AIM OF THE EXERCISE: Copy all lines in which the word "with" can be found.
----------
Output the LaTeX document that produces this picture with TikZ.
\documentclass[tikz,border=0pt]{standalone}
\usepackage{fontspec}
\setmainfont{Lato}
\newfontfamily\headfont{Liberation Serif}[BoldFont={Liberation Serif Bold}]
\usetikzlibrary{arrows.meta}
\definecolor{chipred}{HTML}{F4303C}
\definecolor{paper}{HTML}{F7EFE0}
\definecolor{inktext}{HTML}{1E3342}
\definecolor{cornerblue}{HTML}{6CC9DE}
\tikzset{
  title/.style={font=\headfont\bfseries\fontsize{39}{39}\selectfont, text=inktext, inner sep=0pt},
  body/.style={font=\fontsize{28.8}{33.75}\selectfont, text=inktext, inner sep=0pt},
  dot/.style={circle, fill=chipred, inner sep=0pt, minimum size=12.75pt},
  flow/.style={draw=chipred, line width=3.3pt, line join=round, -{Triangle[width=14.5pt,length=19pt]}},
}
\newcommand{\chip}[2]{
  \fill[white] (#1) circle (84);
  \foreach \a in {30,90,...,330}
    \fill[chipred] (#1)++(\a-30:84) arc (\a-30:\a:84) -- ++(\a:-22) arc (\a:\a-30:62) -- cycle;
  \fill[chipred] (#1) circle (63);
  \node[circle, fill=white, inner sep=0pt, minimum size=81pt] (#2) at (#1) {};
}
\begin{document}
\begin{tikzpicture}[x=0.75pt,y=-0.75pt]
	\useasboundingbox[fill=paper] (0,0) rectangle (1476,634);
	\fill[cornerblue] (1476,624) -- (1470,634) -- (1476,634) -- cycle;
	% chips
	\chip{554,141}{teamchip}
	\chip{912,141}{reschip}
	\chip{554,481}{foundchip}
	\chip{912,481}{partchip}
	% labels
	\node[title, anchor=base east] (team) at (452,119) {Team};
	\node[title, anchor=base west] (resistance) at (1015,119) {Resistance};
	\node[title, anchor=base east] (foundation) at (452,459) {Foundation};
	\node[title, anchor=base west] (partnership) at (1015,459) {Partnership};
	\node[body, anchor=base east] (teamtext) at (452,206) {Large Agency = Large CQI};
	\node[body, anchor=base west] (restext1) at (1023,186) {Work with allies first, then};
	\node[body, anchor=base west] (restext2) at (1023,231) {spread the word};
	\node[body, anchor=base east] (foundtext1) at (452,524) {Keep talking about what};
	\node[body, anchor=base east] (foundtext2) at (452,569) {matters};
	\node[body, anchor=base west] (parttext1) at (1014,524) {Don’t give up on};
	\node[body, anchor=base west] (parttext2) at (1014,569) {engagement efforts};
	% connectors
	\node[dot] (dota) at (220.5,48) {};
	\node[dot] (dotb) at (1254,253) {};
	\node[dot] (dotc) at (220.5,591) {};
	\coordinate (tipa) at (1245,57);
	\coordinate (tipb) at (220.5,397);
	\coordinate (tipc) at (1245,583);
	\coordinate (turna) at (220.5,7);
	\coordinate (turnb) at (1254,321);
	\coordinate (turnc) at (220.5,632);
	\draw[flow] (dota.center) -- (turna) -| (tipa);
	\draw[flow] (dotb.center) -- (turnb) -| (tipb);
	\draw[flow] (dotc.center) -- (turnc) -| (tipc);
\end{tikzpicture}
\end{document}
----------
TASK RESPONSE:
Output the LaTeX document that produces this picture with TikZ.
	\node[body, anchor=base west] (restext1) at (1023,186) {Work with allies first, then};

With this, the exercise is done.